STORED DATA:
○ ○ ○ ○ ○ ○ ○

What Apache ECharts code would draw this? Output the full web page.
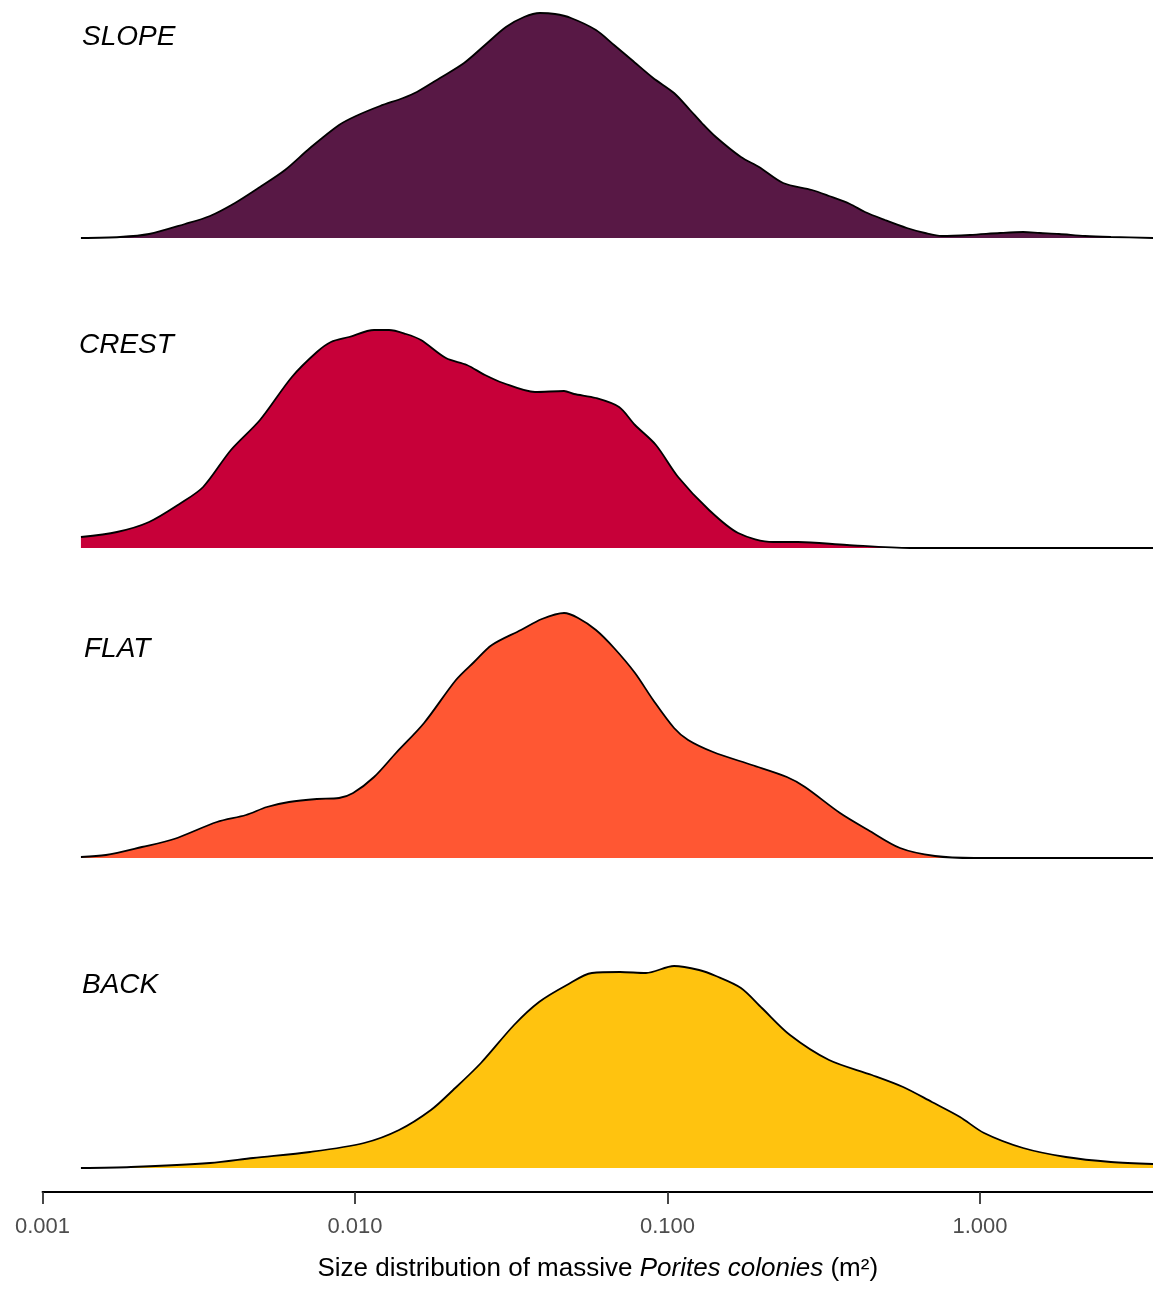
<!DOCTYPE html>
<html>
<head>
<meta charset="utf-8">
<script src="https://cdn.jsdelivr.net/npm/echarts@6/dist/echarts.min.js"></script>
<style>
  html, body { margin: 0; padding: 0; background: #ffffff; }
  #chart { width: 1153px; height: 1293px; }
</style>
</head>
<body>
<div id="chart"></div>
<script>
// Reef zones, top to bottom, with their fill colours
const zones = ['SLOPE', 'CREST', 'FLAT', 'BACK'];
const zoneColors = ['#581845', '#C70039', '#FF5733', '#FFC30F'];

// x axis: log10 of colony area (m²); ticks and their labels
const tickValues = [-3, -2, -1, 0];
const tickLabels = ['0.001', '0.010', '0.100', '1.000'];
const axisMinLog = -3;
const axisMaxLog = 0.5536;

// Density curves: log10(colony area) and scaled density
const slopeLogArea = [-2.877, -2.752, -2.659, -2.544, -2.464, -2.384, -2.304, -2.224, -2.144, -2.051, -1.997, -1.920, -1.846, -1.802, -1.728, -1.651, -1.584, -1.517, -1.459, -1.408, -1.360, -1.309, -1.229, -1.171, -1.114, -1.046, -0.979, -0.928, -0.890, -0.845, -0.765, -0.707, -0.630, -0.538, -0.483, -0.416, -0.368, -0.304, -0.234, -0.176, -0.122, -0.032, 0.064, 0.138, 0.192, 0.253, 0.336, 0.419, 0.554];
const slopeDensity = [0.00, 0.01, 0.04, 0.14, 0.22, 0.35, 0.51, 0.68, 0.90, 1.13, 1.22, 1.32, 1.40, 1.46, 1.60, 1.75, 1.93, 2.11, 2.21, 2.25, 2.24, 2.20, 2.08, 1.93, 1.78, 1.60, 1.45, 1.28, 1.15, 1.01, 0.81, 0.71, 0.55, 0.48, 0.42, 0.34, 0.26, 0.18, 0.10, 0.05, 0.02, 0.03, 0.05, 0.06, 0.05, 0.04, 0.02, 0.01, 0.00];

const crestLogArea = [-2.877, -2.762, -2.659, -2.557, -2.486, -2.397, -2.304, -2.202, -2.122, -2.077, -2.019, -1.939, -1.891, -1.837, -1.789, -1.709, -1.642, -1.584, -1.526, -1.424, -1.331, -1.299, -1.229, -1.155, -1.104, -1.037, -0.966, -0.867, -0.774, -0.662, -0.582, -0.426, -0.224, 0.554];
const crestDensity = [0.11, 0.16, 0.26, 0.45, 0.61, 0.98, 1.28, 1.71, 1.96, 2.06, 2.11, 2.18, 2.18, 2.14, 2.08, 1.90, 1.83, 1.73, 1.65, 1.56, 1.57, 1.54, 1.50, 1.41, 1.23, 1.03, 0.71, 0.38, 0.15, 0.06, 0.06, 0.03, 0.00, 0.00];

const flatLogArea = [-2.877, -2.797, -2.682, -2.579, -2.442, -2.349, -2.282, -2.211, -2.122, -2.051, -2.006, -1.939, -1.869, -1.779, -1.677, -1.619, -1.562, -1.469, -1.402, -1.331, -1.286, -1.229, -1.171, -1.104, -1.046, -0.979, -0.934, -0.854, -0.730, -0.618, -0.560, -0.448, -0.358, -0.256, -0.144, -0.019, 0.554];
const flatDensity = [0.01, 0.03, 0.11, 0.19, 0.36, 0.43, 0.51, 0.56, 0.59, 0.60, 0.65, 0.81, 1.05, 1.35, 1.78, 1.96, 2.13, 2.28, 2.39, 2.45, 2.40, 2.28, 2.10, 1.85, 1.58, 1.30, 1.18, 1.06, 0.93, 0.81, 0.71, 0.45, 0.28, 0.10, 0.02, 0.00, 0.00];

const backLogArea = [-2.877, -2.717, -2.464, -2.326, -2.144, -1.971, -1.859, -1.757, -1.686, -1.597, -1.491, -1.411, -1.322, -1.242, -1.152, -1.069, -0.979, -0.899, -0.845, -0.765, -0.698, -0.608, -0.483, -0.346, -0.246, -0.154, -0.064, 0.013, 0.138, 0.275, 0.419, 0.554];
const backDensity = [0.00, 0.01, 0.05, 0.10, 0.16, 0.25, 0.38, 0.58, 0.78, 1.05, 1.43, 1.66, 1.83, 1.95, 1.96, 1.95, 2.02, 1.98, 1.92, 1.80, 1.60, 1.33, 1.08, 0.93, 0.81, 0.66, 0.51, 0.35, 0.20, 0.11, 0.06, 0.04];

const curves = [
  [slopeLogArea, slopeDensity],
  [crestLogArea, crestDensity],
  [flatLogArea, flatDensity],
  [backLogArea, backDensity]
];

// Layout of the ridges
const firstBaseline = 238;
const ridgeSpacing = 310;
const panelHeight = 230;
const panelMax = 2.3;
const labelPos = [[82, 23], [79, 331], [84, 635], [82, 971]];
const fontFamily = '"Liberation Sans", Arial, Helvetica, sans-serif';

const chart = echarts.init(document.getElementById('chart'), null, { renderer: 'canvas' });

const grids = zones.map((z, i) => ({
  left: 42.5,
  right: 0,
  top: firstBaseline + i * ridgeSpacing - panelHeight,
  height: panelHeight
}));

const xAxes = zones.map((z, i) => {
  const last = i === zones.length - 1;
  const ax = {
    type: 'value',
    gridIndex: i,
    min: axisMinLog,
    max: axisMaxLog,
    show: last,
    position: 'bottom',
    splitLine: { show: false }
  };
  if (last) {
    Object.assign(ax, {
      offset: 24,
      axisLine: { show: true, onZero: false, lineStyle: { color: '#000000', width: 1.8 } },
      axisTick: { show: true, customValues: tickValues, length: 12, lineStyle: { color: '#333333', width: 1.8 } },
      axisLabel: {
        show: true,
        customValues: tickValues,
        formatter: v => tickLabels[tickValues.indexOf(v)],
        color: '#4D4D4D',
        fontSize: 22,
        fontFamily: fontFamily,
        margin: 24
      },
      name: '{n|Size distribution of massive }{i|Porites colonies}{n| (m²)}',
      nameLocation: 'middle',
      nameGap: 62,
      nameTextStyle: {
        rich: {
          n: { fontSize: 26, color: '#000000', fontFamily: fontFamily, lineHeight: 30 },
          i: { fontSize: 26, color: '#000000', fontStyle: 'italic', fontFamily: fontFamily, lineHeight: 30 }
        }
      }
    });
  }
  return ax;
});

const yAxes = zones.map((z, i) => ({
  type: 'value',
  gridIndex: i,
  min: 0,
  max: panelMax,
  show: false
}));

const series = zones.map((z, i) => ({
  name: z,
  type: 'line',
  xAxisIndex: i,
  yAxisIndex: i,
  data: curves[i][0].map((x, k) => [x, curves[i][1][k]]),
  smooth: 0.3,
  symbol: 'none',
  clip: false,
  lineStyle: { color: '#000000', width: 1.8 },
  areaStyle: { color: zoneColors[i], opacity: 1 },
  z: 2 + i
}));

const graphic = zones.map((z, i) => ({
  type: 'text',
  left: labelPos[i][0],
  top: labelPos[i][1],
  style: {
    text: z,
    font: 'italic 28px ' + fontFamily,
    fill: '#000000'
  }
}));

chart.setOption({
  backgroundColor: '#ffffff',
  animation: false,
  grid: grids,
  xAxis: xAxes,
  yAxis: yAxes,
  series: series,
  graphic: graphic
});
</script>
</body>
</html>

○ ○ ○ ○ ○ ○ ○

WHAT THE TASK ASKS: Pictures are excluded; extract exactly the lines from the start of the data through the line that holds "const axisMaxLog = 0.5536;", both ends included.

FINAL RESULT:
What Apache ECharts code would draw this? Output the full web page.
<!DOCTYPE html>
<html>
<head>
<meta charset="utf-8">
<script src="https://cdn.jsdelivr.net/npm/echarts@6/dist/echarts.min.js"></script>
<style>
  html, body { margin: 0; padding: 0; background: #ffffff; }
  #chart { width: 1153px; height: 1293px; }
</style>
</head>
<body>
<div id="chart"></div>
<script>
// Reef zones, top to bottom, with their fill colours
const zones = ['SLOPE', 'CREST', 'FLAT', 'BACK'];
const zoneColors = ['#581845', '#C70039', '#FF5733', '#FFC30F'];

// x axis: log10 of colony area (m²); ticks and their labels
const tickValues = [-3, -2, -1, 0];
const tickLabels = ['0.001', '0.010', '0.100', '1.000'];
const axisMinLog = -3;
const axisMaxLog = 0.5536;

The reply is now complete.